→ Objective: Write every line out verbatim and omit the pictures.

+ + + + + + +

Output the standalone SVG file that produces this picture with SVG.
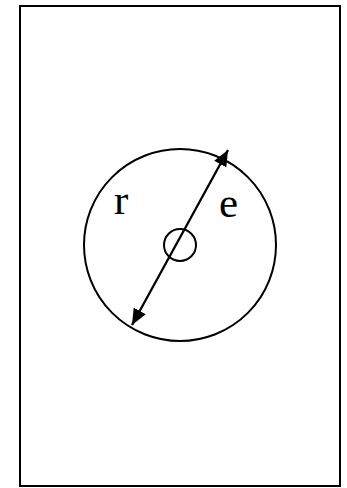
<svg xmlns="http://www.w3.org/2000/svg" width="347" height="488" viewBox="0 0 347 488">
<style>
.ln{fill:none;stroke:#000;stroke-width:2}
.t{font-family:"Liberation Serif","Times New Roman",serif;font-size:43px;fill:#000}
</style>
<defs>
<marker id="ah" viewBox="0 0 14 12" refX="14" refY="6" markerWidth="7" markerHeight="6" orient="auto-start-reverse" markerUnits="strokeWidth">
<path d="M0,0 L14,6 L0,12 z" fill="#000"/>
</marker>
</defs>
<rect id="frame" x="20" y="6" width="320" height="480" class="ln"/>
<g id="outer"><circle cx="180" cy="245" r="96" class="ln"/></g>
<g id="inner"><circle cx="180" cy="245" r="16" class="ln"/></g>
<g id="labels">
<text class="t" x="114" y="214">r</text>
<text class="t" x="219" y="217">e</text>
</g>
<g id="connectors">
<line x1="132" y1="325" x2="228" y2="150" class="ln" style="stroke-width:2.3" marker-start="url(#ah)" marker-end="url(#ah)"/>
</g>
</svg>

+ + + + + + +

→ Written response:
Output the standalone SVG file that produces this picture with SVG.
<svg xmlns="http://www.w3.org/2000/svg" width="347" height="488" viewBox="0 0 347 488">
<style>
.ln{fill:none;stroke:#000;stroke-width:2}
.t{font-family:"Liberation Serif","Times New Roman",serif;font-size:43px;fill:#000}
</style>
<defs>
<marker id="ah" viewBox="0 0 14 12" refX="14" refY="6" markerWidth="7" markerHeight="6" orient="auto-start-reverse" markerUnits="strokeWidth">
<path d="M0,0 L14,6 L0,12 z" fill="#000"/>
</marker>
</defs>
<rect id="frame" x="20" y="6" width="320" height="480" class="ln"/>
<g id="outer"><circle cx="180" cy="245" r="96" class="ln"/></g>
<g id="inner"><circle cx="180" cy="245" r="16" class="ln"/></g>
<g id="labels">
<text class="t" x="114" y="214">r</text>
<text class="t" x="219" y="217">e</text>
</g>
<g id="connectors">
<line x1="132" y1="325" x2="228" y2="150" class="ln" style="stroke-width:2.3" marker-start="url(#ah)" marker-end="url(#ah)"/>
</g>
</svg>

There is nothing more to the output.